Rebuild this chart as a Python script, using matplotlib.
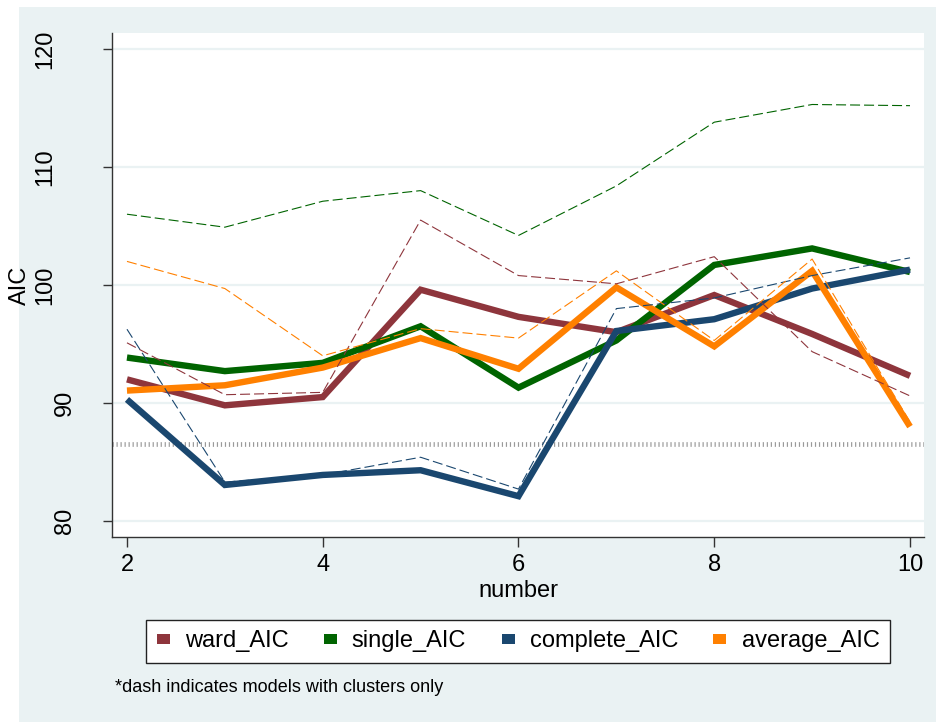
import matplotlib
matplotlib.use("Agg")
import matplotlib.pyplot as plt
from matplotlib.patches import Patch, Rectangle
from matplotlib.transforms import blended_transform_factory

# ============================
# Datos
# ============================

number = [2, 3, 4, 5, 6, 7, 8, 9, 10]

# modelos completos (linea gruesa)
ward_AIC = [92.0, 89.8, 90.5, 99.6, 97.3, 96.0, 99.15, 95.85, 92.3]
single_AIC = [93.85, 92.7, 93.4, 96.5, 91.3, 95.3, 101.7, 103.1, 101.1]
complete_AIC = [90.3, 83.05, 83.9, 84.3, 82.1, 96.1, 97.1, 99.7, 101.3]
average_AIC = [91.05, 91.5, 93.0, 95.5, 92.9, 99.8, 94.8, 101.2, 88.0]

# modelos solo con clusters (linea discontinua)
ward_clus = [95.1, 90.7, 90.9, 105.5, 100.8, 100.1, 102.4, 94.35, 90.6]
single_clus = [106.0, 104.9, 107.1, 108.0, 104.2, 108.4, 113.8, 115.3, 115.2]
complete_clus = [96.25, 83.3, 83.9, 85.4, 82.7, 98.0, 98.9, 100.8, 102.3]
average_clus = [102.0, 99.7, 94.0, 96.3, 95.5, 101.2, 95.3, 102.2, 88.4]

ref_line = 86.55

series_names = ["ward_AIC", "single_AIC", "complete_AIC", "average_AIC"]
colors = ["#8E353C", "#006400", "#1A476F", "#FF8000"]

x_ticks = [2, 4, 6, 8, 10]
y_ticks = [80, 90, 100, 110, 120]

# ============================
# Figura
# ============================

plt.rcParams["font.family"] = ["Liberation Sans", "DejaVu Sans"]

W, H = 936, 722
fig = plt.figure(figsize=(W / 100, H / 100), dpi=100, facecolor="white")
bg = "#EAF2F3"
fig.add_artist(Rectangle((19 / W, 0), 1 - 19 / W, 1 - 7 / H,
                         transform=fig.transFigure, facecolor=bg,
                         edgecolor="none", zorder=-10))

ax = fig.add_axes([112 / W, (H - 537) / H, 812 / W, 504 / H])
ax.set_facecolor("white")

# lineas gruesas
for vals, c in zip([ward_AIC, single_AIC, complete_AIC, average_AIC], colors):
    ax.plot(number, vals, color=c, lw=4.6, solid_capstyle="butt",
            solid_joinstyle="miter", zorder=3)

# lineas discontinuas
for vals, c in zip([ward_clus, single_clus, complete_clus, average_clus], colors):
    ax.plot(number, vals, color=c, lw=0.8, dashes=(9, 3.6), zorder=4)

# linea de referencia
ax.axhline(ref_line, color="#9a9a9a", lw=3.4, dashes=(0.25, 0.6), zorder=2)

ax.set_xlim(1.847, 10.143)
ax.set_ylim(78.64, 121.36)

ax.set_xticks(x_ticks)
ax.set_xticklabels([str(t) for t in x_ticks], fontsize=17)
ax.set_yticks(y_ticks)
ax.set_yticklabels([])
ax.tick_params(axis="x", length=7, width=1, color="#333333", pad=5)
ax.tick_params(axis="y", length=6.5, width=1, color="#333333")

ax.yaxis.grid(True, color=bg, lw=1.6)
ax.set_axisbelow(True)

for s in ["top", "right"]:
    ax.spines[s].set_visible(False)
for s in ["left", "bottom"]:
    ax.spines[s].set_color("#333333")
    ax.spines[s].set_linewidth(1.0)

# etiquetas del eje y (verticales, estilo Stata)
tr = blended_transform_factory(fig.transFigure, ax.transData)
for t in y_ticks:
    xpos = 45 if t >= 100 else 65
    ax.text(xpos / W, t, str(t), transform=tr, rotation=90,
            ha="center", va="center", fontsize=17, clip_on=False)

fig.text(20 / W, 1 - 285 / H, "AIC", rotation=90, ha="center", va="center",
         fontsize=17)
fig.text(518 / W, 1 - 591 / H, "number", ha="center", va="center",
         fontsize=17)

# ============================
# Leyenda y nota
# ============================

handles = [Patch(facecolor=c, edgecolor="none", label=n)
           for n, c in zip(series_names, colors)]
leg = fig.legend(handles=handles, loc="center",
                 bbox_to_anchor=(518 / W, 1 - 641.5 / H), ncol=4,
                 fontsize=17, frameon=True, fancybox=False,
                 edgecolor="#222222", framealpha=1,
                 handlelength=0.55, handleheight=0.3, handletextpad=0.64,
                 columnspacing=1.5, borderpad=0.45, borderaxespad=0)
leg.get_frame().set_linewidth(1.0)

fig.text(115 / W, 1 - 688 / H, "*dash indicates models with clusters only",
         ha="left", va="center", fontsize=13)

fig.savefig("out.png", dpi=100, facecolor=fig.get_facecolor())
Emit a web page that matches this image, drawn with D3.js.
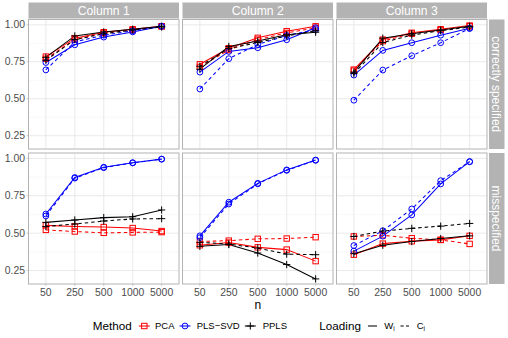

# # # # # # #

# [What is required]
Gather each line in the data that holds the string "with".

# [Correct result]
fig.text(115 / W, 1 - 688 / H, "*dash indicates models with clusters only",
Emit a web page that matches this image, drawn with D3.js.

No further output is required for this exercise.